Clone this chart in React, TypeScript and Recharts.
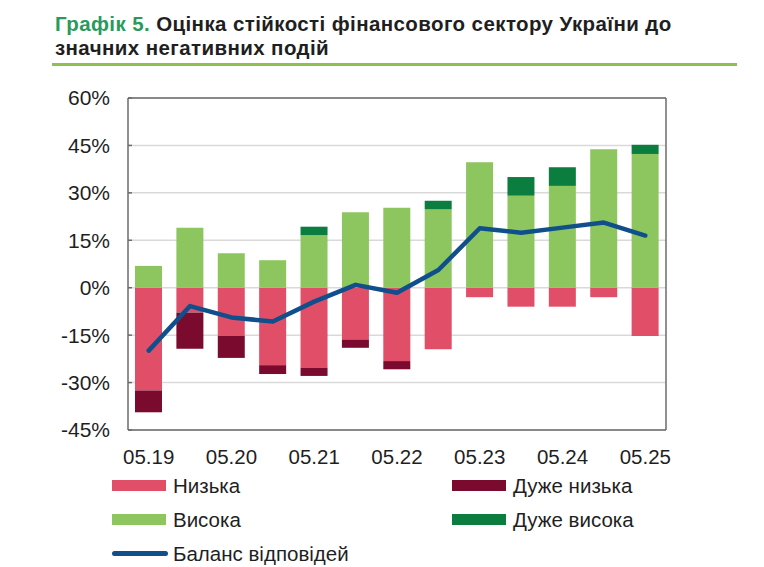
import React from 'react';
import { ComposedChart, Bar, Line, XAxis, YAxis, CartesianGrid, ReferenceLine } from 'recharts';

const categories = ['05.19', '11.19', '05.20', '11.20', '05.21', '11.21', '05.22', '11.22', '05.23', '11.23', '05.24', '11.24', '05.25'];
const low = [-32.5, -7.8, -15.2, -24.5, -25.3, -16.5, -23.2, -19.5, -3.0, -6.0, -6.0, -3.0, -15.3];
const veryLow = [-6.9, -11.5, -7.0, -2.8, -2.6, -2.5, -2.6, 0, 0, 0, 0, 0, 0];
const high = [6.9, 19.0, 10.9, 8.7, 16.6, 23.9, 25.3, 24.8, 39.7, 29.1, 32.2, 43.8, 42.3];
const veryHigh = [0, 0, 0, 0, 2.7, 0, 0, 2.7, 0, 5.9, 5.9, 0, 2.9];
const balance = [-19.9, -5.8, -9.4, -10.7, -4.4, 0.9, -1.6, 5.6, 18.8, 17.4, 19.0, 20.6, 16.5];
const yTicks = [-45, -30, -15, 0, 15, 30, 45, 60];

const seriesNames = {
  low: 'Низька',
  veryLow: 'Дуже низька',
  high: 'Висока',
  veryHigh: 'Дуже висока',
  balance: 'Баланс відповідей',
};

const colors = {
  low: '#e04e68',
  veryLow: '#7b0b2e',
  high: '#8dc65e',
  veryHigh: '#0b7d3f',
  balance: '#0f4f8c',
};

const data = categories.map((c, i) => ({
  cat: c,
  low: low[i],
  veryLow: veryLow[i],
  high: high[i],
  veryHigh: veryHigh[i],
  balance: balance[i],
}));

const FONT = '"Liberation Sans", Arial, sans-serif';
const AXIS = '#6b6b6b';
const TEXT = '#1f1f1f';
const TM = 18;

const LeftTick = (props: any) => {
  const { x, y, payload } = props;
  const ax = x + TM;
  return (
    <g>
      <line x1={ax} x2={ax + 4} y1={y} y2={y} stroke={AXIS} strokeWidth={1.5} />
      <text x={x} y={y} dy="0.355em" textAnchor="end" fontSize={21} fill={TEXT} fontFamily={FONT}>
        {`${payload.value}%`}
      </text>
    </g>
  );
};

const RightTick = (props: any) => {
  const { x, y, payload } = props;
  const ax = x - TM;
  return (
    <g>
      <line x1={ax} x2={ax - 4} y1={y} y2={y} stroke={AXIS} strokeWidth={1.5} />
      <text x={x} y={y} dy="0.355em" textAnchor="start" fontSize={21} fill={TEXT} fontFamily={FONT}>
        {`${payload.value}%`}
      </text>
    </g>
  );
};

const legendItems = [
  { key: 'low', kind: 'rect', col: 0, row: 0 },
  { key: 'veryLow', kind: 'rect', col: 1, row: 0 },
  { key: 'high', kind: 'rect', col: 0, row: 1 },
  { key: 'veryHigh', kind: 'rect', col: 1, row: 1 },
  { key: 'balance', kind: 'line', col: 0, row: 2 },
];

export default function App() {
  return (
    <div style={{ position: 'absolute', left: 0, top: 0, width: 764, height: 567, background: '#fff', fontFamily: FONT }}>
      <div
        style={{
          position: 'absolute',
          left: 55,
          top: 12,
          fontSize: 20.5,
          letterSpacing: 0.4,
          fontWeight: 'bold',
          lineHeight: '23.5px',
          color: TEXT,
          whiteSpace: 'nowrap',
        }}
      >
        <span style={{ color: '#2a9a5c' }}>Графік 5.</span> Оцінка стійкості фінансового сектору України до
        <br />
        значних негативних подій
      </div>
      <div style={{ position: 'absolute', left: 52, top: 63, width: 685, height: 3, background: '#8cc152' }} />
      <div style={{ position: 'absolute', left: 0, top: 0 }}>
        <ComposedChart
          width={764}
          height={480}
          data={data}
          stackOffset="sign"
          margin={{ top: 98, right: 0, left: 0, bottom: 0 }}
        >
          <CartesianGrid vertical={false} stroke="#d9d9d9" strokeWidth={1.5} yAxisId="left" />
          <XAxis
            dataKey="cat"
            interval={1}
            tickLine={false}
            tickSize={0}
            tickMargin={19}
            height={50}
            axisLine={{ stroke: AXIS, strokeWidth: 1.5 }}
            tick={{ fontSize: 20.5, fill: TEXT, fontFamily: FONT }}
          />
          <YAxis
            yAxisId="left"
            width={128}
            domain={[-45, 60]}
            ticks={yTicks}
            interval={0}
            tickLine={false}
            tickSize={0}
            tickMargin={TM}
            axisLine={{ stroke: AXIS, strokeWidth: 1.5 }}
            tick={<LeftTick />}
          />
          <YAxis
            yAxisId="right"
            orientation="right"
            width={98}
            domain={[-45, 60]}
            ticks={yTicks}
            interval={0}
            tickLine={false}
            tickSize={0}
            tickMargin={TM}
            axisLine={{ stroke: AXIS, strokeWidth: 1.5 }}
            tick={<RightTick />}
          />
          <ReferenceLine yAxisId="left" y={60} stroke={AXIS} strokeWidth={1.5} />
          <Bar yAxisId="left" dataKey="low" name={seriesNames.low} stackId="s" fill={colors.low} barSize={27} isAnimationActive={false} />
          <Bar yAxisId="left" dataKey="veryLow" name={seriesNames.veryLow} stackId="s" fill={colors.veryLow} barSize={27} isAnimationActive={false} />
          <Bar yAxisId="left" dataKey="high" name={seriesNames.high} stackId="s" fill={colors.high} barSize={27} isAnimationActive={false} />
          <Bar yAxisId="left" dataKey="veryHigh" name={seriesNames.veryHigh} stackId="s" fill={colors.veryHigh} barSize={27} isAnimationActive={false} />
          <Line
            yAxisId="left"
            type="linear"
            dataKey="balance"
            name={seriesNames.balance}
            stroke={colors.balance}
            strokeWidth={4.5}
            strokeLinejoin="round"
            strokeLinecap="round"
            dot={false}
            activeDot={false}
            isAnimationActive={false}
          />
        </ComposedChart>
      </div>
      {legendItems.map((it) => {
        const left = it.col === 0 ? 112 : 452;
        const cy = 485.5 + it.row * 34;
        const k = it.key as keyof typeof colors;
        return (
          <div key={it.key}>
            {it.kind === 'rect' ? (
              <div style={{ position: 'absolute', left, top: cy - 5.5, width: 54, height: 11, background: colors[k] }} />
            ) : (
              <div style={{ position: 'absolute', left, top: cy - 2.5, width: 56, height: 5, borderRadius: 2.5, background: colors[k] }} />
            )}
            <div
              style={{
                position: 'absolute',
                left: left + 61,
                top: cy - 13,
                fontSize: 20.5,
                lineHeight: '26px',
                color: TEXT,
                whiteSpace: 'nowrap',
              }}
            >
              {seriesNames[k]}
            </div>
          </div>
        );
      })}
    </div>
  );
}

----

**EXERCISE**
Give again, word for word, every line from the top of the data above to the line holding "YAxis, CartesianGrid, ReferenceLine", inclusive, with the pictures left out.

**THE RESULT**
Clone this chart in React, TypeScript and Recharts.
import React from 'react';
import { ComposedChart, Bar, Line, XAxis, YAxis, CartesianGrid, ReferenceLine } from 'recharts';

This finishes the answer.